Post-Diagnosis Family Experiences in a Pre-Elementary Age Population

Saturday, May 14, 2016: 11:30 AM-1:30 PM
Hall A (Baltimore Convention Center)
P. F. Turcotte1, L. J. Shea2, G. Vivanti3 and D. L. Robins4, (1)A.J. Drexel Autism Institute, Cherry Hill, NJ, (2)A.J. Drexel Autism Institute, Philadelphia, PA, (3)Olga Tennison Autism Research Centre, Melbourne, Australia, (4)Drexel University, Philadelphia, PA
Background:  Recognizing autism spectrum disorder (ASD) in children as early as possible is critical to putting in place proper supports and referral services. After a diagnosis, coordinating those services and navigating complex service systems has been shown to impact child development as well as family life.

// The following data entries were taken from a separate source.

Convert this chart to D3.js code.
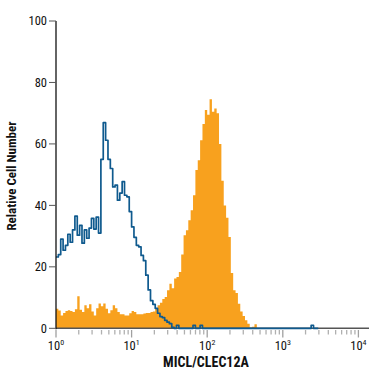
<!DOCTYPE html>
<html>
<head>
<meta charset="utf-8">
<script src="https://cdn.jsdelivr.net/npm/d3@7"></script>
<style>
  body { margin: 0; background: #fff; }
  svg text { font-family: "Liberation Sans Narrow", "Roboto Condensed", sans-serif; }
</style>
</head>
<body>
<div id="chart"></div>
<script>
// histogram channels: 32 bins per decade, starting at 10^0
var binsPerDecade = 32;

// MICL/CLEC12A stained cells (filled)
var stainedCounts = [
    6.4, 5.8, 4.2, 5.0, 5.6, 5.9, 5.6, 5.3, 6.2, 10.4,
    6.0, 5.3, 7.5, 6.5, 7.8, 5.5, 4.2, 6.5, 8.1, 7.2,
    8.1, 6.4, 4.9, 5.9, 7.5, 6.5, 5.3, 4.6, 4.6, 4.2,
    4.2, 4.9, 5.6, 5.3, 4.6, 4.6, 4.6, 4.8, 5.0, 5.0,
    5.3, 5.5, 6.5, 7.5, 8.3, 9.5, 10.2, 12.4, 14.5, 13.0,
    16.2, 16.7, 18.3, 24.0, 30.3, 31.9, 35.2, 38.4, 43.3, 51.5,
    54.7, 61.2, 66.5, 71.0, 69.5, 74.5, 70.5, 71.5, 70.0, 60.0,
    48.0, 40.0, 36.0, 29.7, 18.0, 12.4, 11.5, 8.0, 5.5, 4.0,
    2.6, 1.5, 0.3, 0.5, 1.3, 0
];

// isotype control (outline)
var isotypeCounts = [
    23.2, 24.0, 29.0, 25.4, 27.0, 30.6, 28.0, 32.0, 36.5, 30.3,
    33.5, 27.7, 32.0, 29.3, 32.6, 35.8, 32.3, 36.2, 31.0, 55.0,
    66.9, 61.2, 55.0, 52.0, 46.0, 46.6, 41.7, 44.0, 47.7, 43.3,
    42.8, 38.0, 33.0, 29.6, 27.0, 26.5, 23.7, 22.0, 17.3, 12.5,
    9.0, 7.8, 6.5, 4.9, 3.8, 3.5, 2.6, 2.0, 1.5, 0.3,
    0, 1, 0, 0, 0, 0, 0, 0, 1, 0,
    0, 1, 0, 0, 0, 0, 0, 0, 0, 0,
    0, 0, 0, 0, 0, 0, 0, 0, 0, 0,
    0, 0, 0, 0, 0, 0, 0, 0, 0, 0,
    0, 0, 0, 0, 0, 0, 0, 0, 0, 0,
    0, 0, 0, 0, 0, 0, 0, 0, 1, 0,
    0
];

var yTicks = [0, 20, 40, 60, 80, 100];
var xDecades = [1, 10, 100, 1000, 10000];
var xTitle = "MICL/CLEC12A";
var yTitle = "Relative Cell Number";

function makePlot() {
    var svgWidth = 375;
    var svgHeight = 375;

    var svg = d3.select("#chart")
        .append("svg")
        .attr("width", svgWidth)
        .attr("height", svgHeight);

    var xScale = d3.scaleLog()
        .domain([1, 10000])
        .range([56, 358.4]);

    var yScale = d3.scaleLinear()
        .domain([0, 100])
        .range([328.3, 21]);

    // turn counts into step points (bin start edges)
    function toSteps(counts) {
        var pts = counts.map(function(c, i) {
            return { x: Math.pow(10, i / binsPerDecade), y: c };
        });
        pts.push({ x: Math.pow(10, counts.length / binsPerDecade), y: counts[counts.length - 1] });
        return pts;
    }

    var stained = toSteps(stainedCounts);
    var isotype = toSteps(isotypeCounts);

    // orange filled histogram
    var area = d3.area()
        .x(d => xScale(d.x))
        .y0(yScale(0))
        .y1(d => yScale(d.y))
        .curve(d3.curveStepAfter);

    svg.append("path")
        .datum(stained)
        .attr("d", area)
        .attr("fill", "#f8a11e");

    // x axis line
    svg.append("line")
        .attr("x1", 56)
        .attr("x2", 369)
        .attr("y1", yScale(0))
        .attr("y2", yScale(0))
        .attr("stroke", "#555")
        .attr("stroke-width", 1.5);

    // minor + major ticks
    var minorTicks = [];
    xDecades.slice(0, -1).forEach(function(d) {
        for (var k = 2; k <= 9; k++) minorTicks.push(d * k);
    });

    svg.append("g")
        .selectAll("line")
        .data(minorTicks)
        .enter()
        .append("line")
        .attr("x1", d => xScale(d))
        .attr("x2", d => xScale(d))
        .attr("y1", 330)
        .attr("y2", 334.5)
        .attr("stroke", "#b0b0b0")
        .attr("stroke-width", 1.3);

    svg.append("g")
        .selectAll("line")
        .data(xDecades)
        .enter()
        .append("line")
        .attr("x1", d => xScale(d))
        .attr("x2", d => xScale(d))
        .attr("y1", 330)
        .attr("y2", 337.5)
        .attr("stroke", "#a0a0a0")
        .attr("stroke-width", 1.3);

    // blue outline histogram
    var line = d3.line()
        .x(d => xScale(d.x))
        .y(d => yScale(d.y))
        .curve(d3.curveStepAfter);

    svg.append("path")
        .datum(isotype)
        .attr("d", line)
        .attr("fill", "none")
        .attr("stroke", "#0f5a8e")
        .attr("stroke-width", 1.7)
        .attr("stroke-linejoin", "round");

    // y axis
    svg.append("line")
        .attr("x1", 56)
        .attr("x2", 56)
        .attr("y1", yScale(100))
        .attr("y2", yScale(0) + 1)
        .attr("stroke", "#111")
        .attr("stroke-width", 1.3);

    var yAxis = svg.append("g");
    yAxis.selectAll("line")
        .data(yTicks)
        .enter()
        .append("line")
        .attr("x1", 49)
        .attr("x2", 56)
        .attr("y1", d => yScale(d))
        .attr("y2", d => yScale(d))
        .attr("stroke", "#555")
        .attr("stroke-width", 1);

    yAxis.selectAll("text")
        .data(yTicks)
        .enter()
        .append("text")
        .attr("x", 47)
        .attr("y", d => yScale(d))
        .attr("dy", "0.35em")
        .attr("text-anchor", "end")
        .attr("font-size", 12.5)
        .attr("fill", "#111")
        .text(d => d);

    // x tick labels 10^n
    var xLabels = svg.append("g")
        .selectAll("text")
        .data(xDecades)
        .enter()
        .append("text")
        .attr("x", d => xScale(d))
        .attr("y", 350)
        .attr("text-anchor", "middle")
        .attr("font-size", 12.5)
        .attr("fill", "#111");

    xLabels.append("tspan").text("10");
    xLabels.append("tspan")
        .attr("dy", -5)
        .attr("font-size", 8)
        .text(d => Math.round(Math.log10(d)));

    // axis titles
    svg.append("text")
        .attr("x", 206)
        .attr("y", 367)
        .attr("text-anchor", "middle")
        .attr("font-size", 14)
        .attr("font-weight", "bold")
        .attr("fill", "#111")
        .text(xTitle);

    svg.append("text")
        .attr("transform", "translate(16, 176) rotate(-90)")
        .attr("text-anchor", "middle")
        .attr("font-size", 13)
        .attr("font-weight", "bold")
        .attr("fill", "#111")
        .text(yTitle);
}

makePlot();
</script>
</body>
</html>
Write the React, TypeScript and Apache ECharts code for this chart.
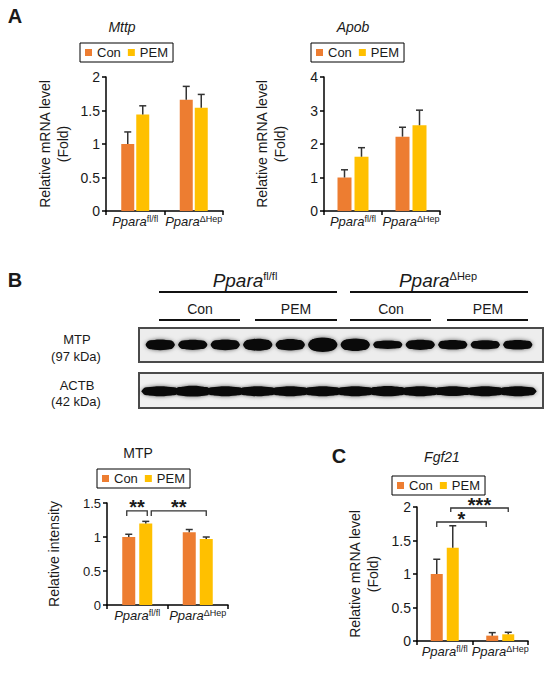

Objectives:  The objectives of this study are twofold: 1) Examine associations among socio-economic variables, and post-ASD diagnosis access to services, and 2) Determine how families’ workforce participation is impacted following an ASD diagnosis.

Methods:  Survey data from a statewide ASD-specific needs assessment was used for this study. Respondents included 279 parent/caregivers with a child with ASD who was pre-elementary school age. The survey included detailed questions on family experience before, during and after an ASD diagnosis. Chi-square tests of significance were conducted to determine differing distributions among variables of interest.

Results:  Most (82.7%) respondents were White/Caucasian. Average age of the child was 4.5 years old and 80.3% were male. Over half (60.1%) of parents were college educated with a diverse range of household incomes in the sample; 31.4% earned less than $40 thousand, 32.6% earned $40-$79 thousand, and 36% earned $80 thousand or more.  Most (72%) children were referred to Early Intervention services after receiving a diagnosis of ASD. Minority children were referred to Early Intervention at a significantly higher proportion (87.5% compared to 68.7% of White/Caucasian children, p = .008). Less than half (48%) of children who received an ASD diagnosis had a referral for a follow up appointment with their physician. There were no significant differences across major demographic variables (including race/ethnicity, parental education, and family income) in terms of referral to follow up appointments. After the ASD diagnosis, most families (82.1%) decreased work hours or stopped working outside the home. Preliminary analysis shows no significant difference in workforce participation after an ASD diagnosis among demographic variables.

Conclusions: The period of time following an ASD diagnosis is critical and has ramifications for long-term outcomes in children. Often, the ASD service system is complex and difficult to navigate for parents with newly diagnosed children. Our sample shows interesting distributions of post-diagnosis experience across demographic characteristics. Of note, children from minority populations were referred to Early Intervention (either private or state-funded) at a higher rate than Caucasian children. More examination is needed to investigate why individuals from minority backgrounds are using Early Intervention at a higher rate, and if non-minority populations are seeking other avenues of support. Further examination is also needed to determine the full effect of an ASD diagnosis on workforce participation, as the majority of our study sample had their workforce participation reduced for the respondent or their partner, which may impact quality of life for the family.